When a popular book comes out, libraries have to buy many copies to keep pace with demand, just like a bookstore. As copies are worn down with use, replacements are bought, or, if demand has peaked, not replaced. Physical media demands multiple copies for multiple uses. But as libraries are setting up online libraries and warehousing content for e-readers, they are asking the obvious question, “Why should we have to purchase more than one digital file? Can’t we just host one copy on our servers and let our users download it?”
Publishers, understandably, don’t want that to happen, as open access to a library’s content would be legal piracy. So the system the two sides have come up with, and that is still being worked out, is a complicated licensing system whereby libraries pay publishers for a certain amount of checkouts. When a particular book has reached a cap, the library has to purchase more licenses. Users who have the downloaded book on their device have a limited time to read it before it erases itself from their machine.
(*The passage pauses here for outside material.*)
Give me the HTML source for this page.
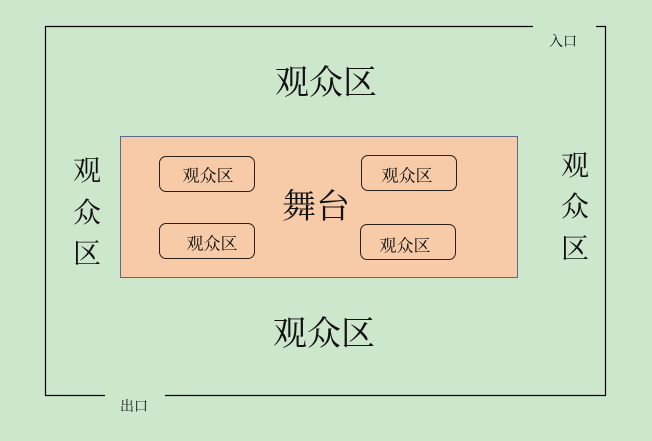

Because digital storage and transmission has completely upended the weight of content, the owners of that content are having to invent artificial barriers (that negate advances in technology) to its distribution.
Public libraries are free for its members. They do not fit into any pay model currently in use today, yet even they are now subject to the methods of an industry flailing to find its place in the 21st century.
For an example from television that breaks the pay model, one need look no further than hulu. Hulu.com has deals with all four of the major broadcast networks to carry their content online. Some of that content includes entire series runs of shows that are long off the air. It’s wonderful for anyone who loves television. But the spectre of artificial restrictions once again rears its ugly head.
The X-Files is one of the most popular shows of the 1990s. It ran for nine seasons and spawned a pair of films. All nine of those seasons are on hulu, but only for users who pay the monthly subscription fee to be part of hulu plus.
This is a television show that aired on network television, where the price to watch was paid in time, in the form of commercials, but in its online incarnation, that commitment is not good enough for the owners of the content, so the show resides behind an artificial barrier. For those not willing to pay with anything other than their time, using a torrent to steal the episodes is now more of an attractive option.
I would be willing to bet that if that content was taken out from behind hulu’s pay wall, and was interspersed with normal commercial breaks, like everything else on hulu, instances of piracy of that television show would decrease. I bet that would work with all shows. Weightless data is inherently hard to hide, and has created a new class of casual criminal. A great way to bring these people in from the dark, for movies and television, anyway, is to make content they wish to see available, and then sell ad space within it. Something like this has only been applied to relatively small amounts of content, so far. As soon as television and film companies realize more of their viewers aren’t wedded to a clock, and that they are willing to pay with their time like they always have been, that should begin to change. But hurry it up, already. I want to watch The X-Files.